Jean Etcheto nous offre le récit des apparitions de la Vierge Marie à 3 fillettes de Montoussé, le 23 juin 1848. Le phénomène a eu lieu dans un buisson, à côté d’une fontaine, près des ruines de l’ancienne chapelle de Nouillan. Le 27, quelques femmes viennent prier sur le lieu. Un bruit agite le fourré qui s’embrase dans une lumière éclatante. Seule, l’une d’elles, Catherine Malaplate affirme discerner Marie dans l’auréole lumineuse. Célibataire, âgée de 24 ans, cette grande brune est une maîtresse femme rompue à l’exercice des travaux des champs. Elle manie la fourche comme un homme et tient la charrue d’une main de fer. Cette belle plante fait autorité dans le village par son franc parler et personne ne doute de sa vision. Sauf le père Peydessus qui, à la demande de l’Évêque, est envoyé à Montoussé pour tester la crédibilité de la belle Catherine qui lui apparaît comme l’incarnation du péché et, subsidiairement, rattraper les fidèles qui pourraient s’éloigner de Garaison. La rencontre a lieu au presbytère, devant l’abbé Fontan, curé du village. La belle, debout, les yeux dans l’autre monde, n’entend pas la péroraison du Père. Elle sera la bâtisseuse de la nouvelle chapelle, quêtera pour réunir l’argent nécessaire et participera aux travaux. Deux ans plus tard, c’est fait. Mgr Laurence ne veut pas d’une inauguration officielle. Las d’attendre, le curé Fontan et Catherine forceront la main du prélat qui acceptera une date de bénédiction pour le 21 septembre 1856. La foule viendra et la tenace Catherine croira au miracle.

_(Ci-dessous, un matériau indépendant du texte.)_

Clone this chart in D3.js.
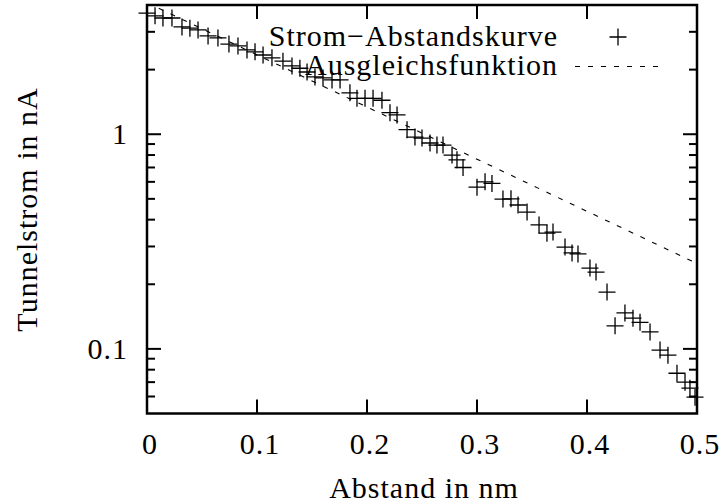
<!DOCTYPE html>
<html>
<head>
<meta charset="utf-8">
<script src="https://cdn.jsdelivr.net/npm/d3@7"></script>
<style>
  body { margin: 0; background: #fff; }
  text { font-family: "Liberation Serif", "Times New Roman", serif; font-size: 30px; fill: #000; letter-spacing: 1px; }
</style>
</head>
<body>
<script>
// Messwerte: Abstand (nm) und Tunnelstrom (nA)
const abstand = [0, 0.0073, 0.0145, 0.0227, 0.0318, 0.039, 0.0464, 0.0555, 0.0645, 0.0745,
  0.0827, 0.0909, 0.0982, 0.1055, 0.1136, 0.1236, 0.1318, 0.139, 0.1455, 0.1527,
  0.16, 0.1682, 0.1755, 0.1845, 0.1909, 0.1982, 0.2055, 0.2136, 0.2209, 0.2273,
  0.2364, 0.2436, 0.25, 0.2573, 0.2636, 0.2691, 0.2773, 0.2818, 0.2873, 0.3,
  0.3073, 0.3136, 0.3236, 0.3309, 0.3373, 0.3455, 0.3564, 0.3636, 0.3691, 0.38,
  0.3864, 0.3918, 0.4027, 0.4082, 0.4182, 0.4255, 0.4345, 0.4418, 0.4482, 0.4573,
  0.4664, 0.4736, 0.4818, 0.4891, 0.4936, 0.4982]
const strom = [3.67, 3.56, 3.48, 3.48, 3.16, 3.12, 3.06, 2.87, 2.81, 2.63,
  2.58, 2.47, 2.42, 2.34, 2.27, 2.19, 2.08, 2.03, 1.95, 1.85,
  1.83, 1.79, 1.79, 1.56, 1.47, 1.47, 1.47, 1.44, 1.26, 1.23,
  1.05, 0.97, 0.96, 0.91, 0.89, 0.89, 0.80, 0.76, 0.70, 0.567,
  0.60, 0.59, 0.499, 0.50, 0.468, 0.434, 0.378, 0.346, 0.350, 0.298,
  0.28, 0.277, 0.238, 0.228, 0.184, 0.128, 0.147, 0.139, 0.133, 0.120,
  0.0987, 0.0935, 0.077, 0.070, 0.0656, 0.0596]

// Ausgleichsfunktion (Exponentialfit -> Gerade im log-Plot), Endpunkte
const fitX = [0, 0.5]
const fitY = [4.1, 0.25]

const xTicks = [0, 0.1, 0.2, 0.3, 0.4, 0.5]
const xTickLabels = ['0', '0.1', '0.2', '0.3', '0.4', '0.5']
const yTicks = [0.1, 1]
const yTickLabels = ['0.1', '1']
const yMinor = [0.06, 0.07, 0.08, 0.09, 0.2, 0.3, 0.4, 0.5, 0.6, 0.7, 0.8, 0.9, 2, 3]

const W = 721, H = 504
const pLeft = 147, pRight = 697, pTop = 5, pBottom = 413.5

const svg = d3.select('body').append('svg')
  .attr('width', W)
  .attr('height', H)

svg.append('rect').attr('width', W).attr('height', H).attr('fill', '#fff')

const x = d3.scaleLinear().domain([0, 0.5]).range([pLeft, pRight])
const y = d3.scaleLog().domain([0.05, 4]).range([pBottom, pTop])

svg.append('clipPath').attr('id', 'clip')
  .append('rect')
  .attr('x', pLeft).attr('y', pTop)
  .attr('width', pRight - pLeft).attr('height', pBottom - pTop)

// Ticks (innen, gespiegelt)
const ticks = svg.append('g').attr('stroke', '#000').attr('stroke-width', 2)
xTicks.forEach(v => {
  ticks.append('line').attr('x1', x(v)).attr('x2', x(v)).attr('y1', pBottom).attr('y2', pBottom - 14)
  ticks.append('line').attr('x1', x(v)).attr('x2', x(v)).attr('y1', pTop).attr('y2', pTop + 14)
})
yTicks.forEach(v => {
  ticks.append('line').attr('x1', pLeft).attr('x2', pLeft + 14).attr('y1', y(v)).attr('y2', y(v))
  ticks.append('line').attr('x1', pRight).attr('x2', pRight - 14).attr('y1', y(v)).attr('y2', y(v))
})
yMinor.forEach(v => {
  ticks.append('line').attr('x1', pLeft).attr('x2', pLeft + 8).attr('y1', y(v)).attr('y2', y(v))
  ticks.append('line').attr('x1', pRight).attr('x2', pRight - 8).attr('y1', y(v)).attr('y2', y(v))
})

// Rahmen
svg.append('rect')
  .attr('x', pLeft).attr('y', pTop)
  .attr('width', pRight - pLeft).attr('height', pBottom - pTop)
  .attr('fill', 'none')
  .attr('stroke', '#000')
  .attr('stroke-width', 2.5)

// Tick-Beschriftung
svg.append('g').selectAll('text').data(xTicks).join('text')
  .attr('x', d => x(d) + 3)
  .attr('y', 454)
  .attr('text-anchor', 'middle')
  .text((d, i) => xTickLabels[i])

svg.append('g').selectAll('text').data(yTicks).join('text')
  .attr('x', 128)
  .attr('y', d => y(d))
  .attr('dy', '0.33em')
  .attr('text-anchor', 'end')
  .text((d, i) => yTickLabels[i])

// Achsenbeschriftung
svg.append('text')
  .attr('x', 424).attr('y', 498)
  .attr('text-anchor', 'middle')
  .text('Abstand in nm')

svg.append('text')
  .attr('transform', 'translate(37,209.5) rotate(-90)')
  .attr('text-anchor', 'middle')
  .text('Tunnelstrom in nA')

// Ausgleichsfunktion
const fitLine = d3.line().x(d => x(d[0])).y(d => y(d[1]))
svg.append('path')
  .attr('clip-path', 'url(#clip)')
  .attr('d', fitLine(d3.zip(fitX, fitY)))
  .attr('fill', 'none')
  .attr('stroke', '#000')
  .attr('stroke-width', 1.1)
  .attr('stroke-dasharray', '5,8')

// Messpunkte
const plus = 'M-8.5,0H8.5M0,-8.5V8.5'
svg.append('g').selectAll('path').data(d3.zip(abstand, strom)).join('path')
  .attr('transform', d => `translate(${x(d[0])},${y(d[1])})`)
  .attr('d', plus)
  .attr('fill', 'none')
  .attr('stroke', '#000')
  .attr('stroke-width', 1.3)

// Legende
svg.append('text').attr('x', 558).attr('y', 46).attr('text-anchor', 'end').text('Strom−Abstandskurve')
svg.append('text').attr('x', 558).attr('y', 75).attr('text-anchor', 'end').text('Ausgleichsfunktion')
svg.append('path')
  .attr('transform', 'translate(618,37)')
  .attr('d', plus)
  .attr('stroke', '#000')
  .attr('stroke-width', 1.3)
svg.append('line')
  .attr('x1', 575).attr('x2', 661).attr('y1', 66.5).attr('y2', 66.5)
  .attr('stroke', '#000')
  .attr('stroke-width', 1.1)
  .attr('stroke-dasharray', '5,8')
</script>
</body>
</html>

collection Claude Larronde

Les fontaines sacrées

Les fontaines de Bigorre avaient parfois un caractère supplémentaire confinant au sacré. Ainsi, celle de Gleyze-Vieille qui dépendait de Sarriac, près de Rabastens, attirait encore, à la fin du XIXe siècle, quelques malades. Les gens de Bazillac et d'alentour s'y rendaient en procession à la "seconde feste de Pentecoste" et le prêtre placé en tête du cortège y disait la messe. La fontaine ne payait pas de mine tout encadrée de murs recouverte d'une voûte maçonnée. On y descendait par trois marches de pierre. On pouvait apercevoir, à droite, un palet à rebords avec conduit d'écoulement terminé à l'extérieur par une tête de mascaron. Norbert Rosapelly y a vu, un jour, de la menue monnaie et des linges sanguinolents jetés sur cet espèce d'évier. Les anciens témoignaient, devant le folkloriste, de nombreuses guérisons miraculeuses sans en être jamais les témoins. De faibles esprits perdaient tout contrôle et venaient auprès d'elle y faire des incantations de caractère magique. A Lareule, la fontaine des Escoubous attirait aussi beaucoup de curieux. La légende de l'évêque Ezzelin raconte qu'en revenant de Saint-Jacques de Compostelle, épuisé de fatigue, il frappa le sol de son bourdon d'où jaillit une source miraculeuse, puis il expira. La canonisation était en route.